PROBLEM DESCRIPTION:
Exclude the pictures, then repeat the remaining data exactly.

======== GIVEN INFORMATION ========

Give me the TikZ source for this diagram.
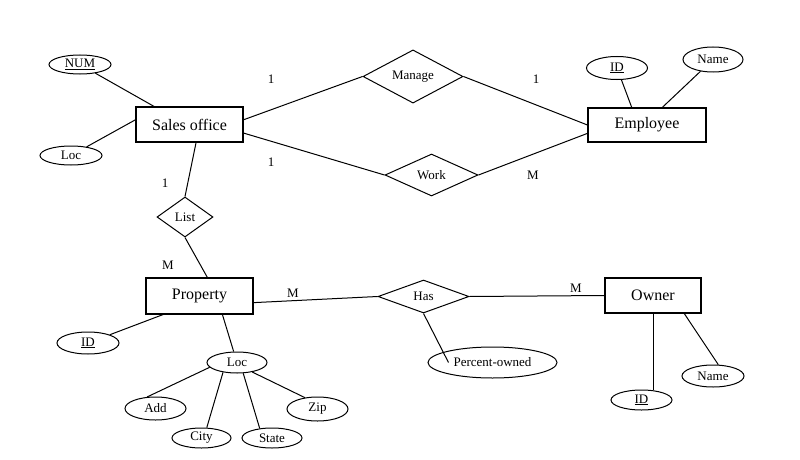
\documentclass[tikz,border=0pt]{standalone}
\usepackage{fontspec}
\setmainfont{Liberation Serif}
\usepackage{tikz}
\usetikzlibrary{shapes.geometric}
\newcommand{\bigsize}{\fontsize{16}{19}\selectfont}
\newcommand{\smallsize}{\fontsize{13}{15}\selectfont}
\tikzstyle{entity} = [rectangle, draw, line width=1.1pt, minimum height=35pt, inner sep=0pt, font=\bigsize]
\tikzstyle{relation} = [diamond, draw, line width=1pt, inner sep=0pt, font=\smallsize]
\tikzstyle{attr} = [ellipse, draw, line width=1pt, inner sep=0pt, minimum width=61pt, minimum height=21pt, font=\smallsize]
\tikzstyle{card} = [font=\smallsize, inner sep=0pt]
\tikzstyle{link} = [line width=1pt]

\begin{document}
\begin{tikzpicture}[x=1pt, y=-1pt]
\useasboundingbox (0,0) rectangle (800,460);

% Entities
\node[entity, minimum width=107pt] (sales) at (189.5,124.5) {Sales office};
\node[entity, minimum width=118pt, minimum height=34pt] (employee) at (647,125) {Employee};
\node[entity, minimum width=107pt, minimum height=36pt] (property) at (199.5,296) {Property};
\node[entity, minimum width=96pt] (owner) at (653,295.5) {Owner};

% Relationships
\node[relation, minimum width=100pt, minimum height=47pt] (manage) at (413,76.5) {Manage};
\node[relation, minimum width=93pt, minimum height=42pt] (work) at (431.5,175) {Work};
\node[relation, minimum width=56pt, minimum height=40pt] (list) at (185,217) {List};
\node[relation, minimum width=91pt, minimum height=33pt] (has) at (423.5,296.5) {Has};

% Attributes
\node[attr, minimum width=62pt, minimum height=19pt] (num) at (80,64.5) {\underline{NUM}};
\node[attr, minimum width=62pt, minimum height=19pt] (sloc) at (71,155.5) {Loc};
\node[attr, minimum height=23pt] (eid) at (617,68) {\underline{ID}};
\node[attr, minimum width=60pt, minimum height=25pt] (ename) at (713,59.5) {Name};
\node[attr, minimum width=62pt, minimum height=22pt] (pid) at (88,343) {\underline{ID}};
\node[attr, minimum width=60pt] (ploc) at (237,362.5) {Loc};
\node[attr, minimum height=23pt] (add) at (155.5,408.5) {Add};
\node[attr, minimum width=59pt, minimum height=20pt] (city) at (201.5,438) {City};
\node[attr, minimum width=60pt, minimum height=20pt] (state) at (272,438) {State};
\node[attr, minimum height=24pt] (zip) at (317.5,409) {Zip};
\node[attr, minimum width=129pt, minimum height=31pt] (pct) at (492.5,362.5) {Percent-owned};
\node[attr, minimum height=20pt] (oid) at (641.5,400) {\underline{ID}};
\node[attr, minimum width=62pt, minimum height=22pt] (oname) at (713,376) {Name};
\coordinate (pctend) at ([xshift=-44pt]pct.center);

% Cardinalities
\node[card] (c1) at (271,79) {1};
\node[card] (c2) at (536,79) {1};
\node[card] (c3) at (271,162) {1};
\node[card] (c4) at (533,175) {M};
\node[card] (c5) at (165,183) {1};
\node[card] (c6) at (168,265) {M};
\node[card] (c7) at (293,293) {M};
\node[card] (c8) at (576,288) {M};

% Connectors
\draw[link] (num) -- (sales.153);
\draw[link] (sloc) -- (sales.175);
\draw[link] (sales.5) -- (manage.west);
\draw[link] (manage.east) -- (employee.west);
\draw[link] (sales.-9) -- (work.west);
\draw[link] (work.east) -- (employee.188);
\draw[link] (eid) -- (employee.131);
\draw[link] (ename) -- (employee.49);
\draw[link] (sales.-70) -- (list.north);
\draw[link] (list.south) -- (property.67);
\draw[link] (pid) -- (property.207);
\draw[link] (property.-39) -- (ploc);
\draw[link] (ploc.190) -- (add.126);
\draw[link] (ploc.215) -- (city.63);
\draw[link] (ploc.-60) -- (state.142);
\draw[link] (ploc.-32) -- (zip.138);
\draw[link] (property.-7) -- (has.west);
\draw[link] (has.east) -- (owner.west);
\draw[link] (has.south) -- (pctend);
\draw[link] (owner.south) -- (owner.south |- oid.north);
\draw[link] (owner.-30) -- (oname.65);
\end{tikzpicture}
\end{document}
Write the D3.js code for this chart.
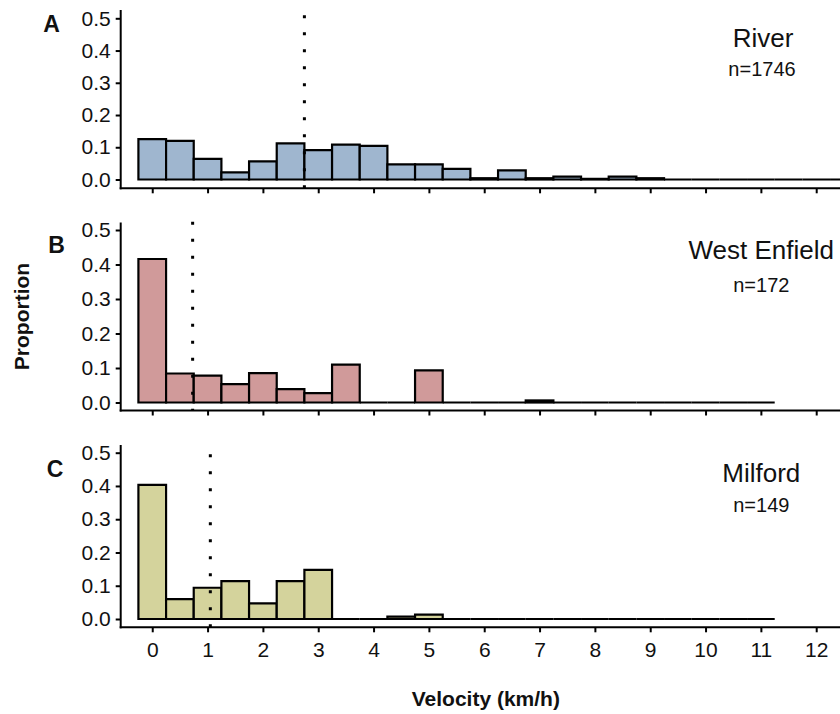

========

SOLUTION:
Give me the TikZ source for this diagram.
\documentclass[tikz,border=0pt]{standalone}
\usepackage{fontspec}
\setmainfont{Liberation Serif}
\usepackage{tikz}
\usetikzlibrary{shapes.geometric}
\newcommand{\bigsize}{\fontsize{16}{19}\selectfont}
\newcommand{\smallsize}{\fontsize{13}{15}\selectfont}
\tikzstyle{entity} = [rectangle, draw, line width=1.1pt, minimum height=35pt, inner sep=0pt, font=\bigsize]
\tikzstyle{relation} = [diamond, draw, line width=1pt, inner sep=0pt, font=\smallsize]
\tikzstyle{attr} = [ellipse, draw, line width=1pt, inner sep=0pt, minimum width=61pt, minimum height=21pt, font=\smallsize]
\tikzstyle{card} = [font=\smallsize, inner sep=0pt]
\tikzstyle{link} = [line width=1pt]

\begin{document}
\begin{tikzpicture}[x=1pt, y=-1pt]
\useasboundingbox (0,0) rectangle (800,460);

% Entities
\node[entity, minimum width=107pt] (sales) at (189.5,124.5) {Sales office};
\node[entity, minimum width=118pt, minimum height=34pt] (employee) at (647,125) {Employee};
\node[entity, minimum width=107pt, minimum height=36pt] (property) at (199.5,296) {Property};
\node[entity, minimum width=96pt] (owner) at (653,295.5) {Owner};

% Relationships
\node[relation, minimum width=100pt, minimum height=47pt] (manage) at (413,76.5) {Manage};
\node[relation, minimum width=93pt, minimum height=42pt] (work) at (431.5,175) {Work};
\node[relation, minimum width=56pt, minimum height=40pt] (list) at (185,217) {List};
\node[relation, minimum width=91pt, minimum height=33pt] (has) at (423.5,296.5) {Has};

% Attributes
\node[attr, minimum width=62pt, minimum height=19pt] (num) at (80,64.5) {\underline{NUM}};
\node[attr, minimum width=62pt, minimum height=19pt] (sloc) at (71,155.5) {Loc};
\node[attr, minimum height=23pt] (eid) at (617,68) {\underline{ID}};
\node[attr, minimum width=60pt, minimum height=25pt] (ename) at (713,59.5) {Name};
\node[attr, minimum width=62pt, minimum height=22pt] (pid) at (88,343) {\underline{ID}};
\node[attr, minimum width=60pt] (ploc) at (237,362.5) {Loc};
\node[attr, minimum height=23pt] (add) at (155.5,408.5) {Add};
\node[attr, minimum width=59pt, minimum height=20pt] (city) at (201.5,438) {City};
\node[attr, minimum width=60pt, minimum height=20pt] (state) at (272,438) {State};
\node[attr, minimum height=24pt] (zip) at (317.5,409) {Zip};
\node[attr, minimum width=129pt, minimum height=31pt] (pct) at (492.5,362.5) {Percent-owned};
\node[attr, minimum height=20pt] (oid) at (641.5,400) {\underline{ID}};
\node[attr, minimum width=62pt, minimum height=22pt] (oname) at (713,376) {Name};
\coordinate (pctend) at ([xshift=-44pt]pct.center);

% Cardinalities
\node[card] (c1) at (271,79) {1};
\node[card] (c2) at (536,79) {1};
\node[card] (c3) at (271,162) {1};
\node[card] (c4) at (533,175) {M};
\node[card] (c5) at (165,183) {1};
\node[card] (c6) at (168,265) {M};
\node[card] (c7) at (293,293) {M};
\node[card] (c8) at (576,288) {M};

% Connectors
\draw[link] (num) -- (sales.153);
\draw[link] (sloc) -- (sales.175);
\draw[link] (sales.5) -- (manage.west);
\draw[link] (manage.east) -- (employee.west);
\draw[link] (sales.-9) -- (work.west);
\draw[link] (work.east) -- (employee.188);
\draw[link] (eid) -- (employee.131);
\draw[link] (ename) -- (employee.49);
\draw[link] (sales.-70) -- (list.north);
\draw[link] (list.south) -- (property.67);
\draw[link] (pid) -- (property.207);
\draw[link] (property.-39) -- (ploc);
\draw[link] (ploc.190) -- (add.126);
\draw[link] (ploc.215) -- (city.63);
\draw[link] (ploc.-60) -- (state.142);
\draw[link] (ploc.-32) -- (zip.138);
\draw[link] (property.-7) -- (has.west);
\draw[link] (has.east) -- (owner.west);
\draw[link] (has.south) -- (pctend);
\draw[link] (owner.south) -- (owner.south |- oid.north);
\draw[link] (owner.-30) -- (oname.65);
\end{tikzpicture}
\end{document}
Write the D3.js code for this chart.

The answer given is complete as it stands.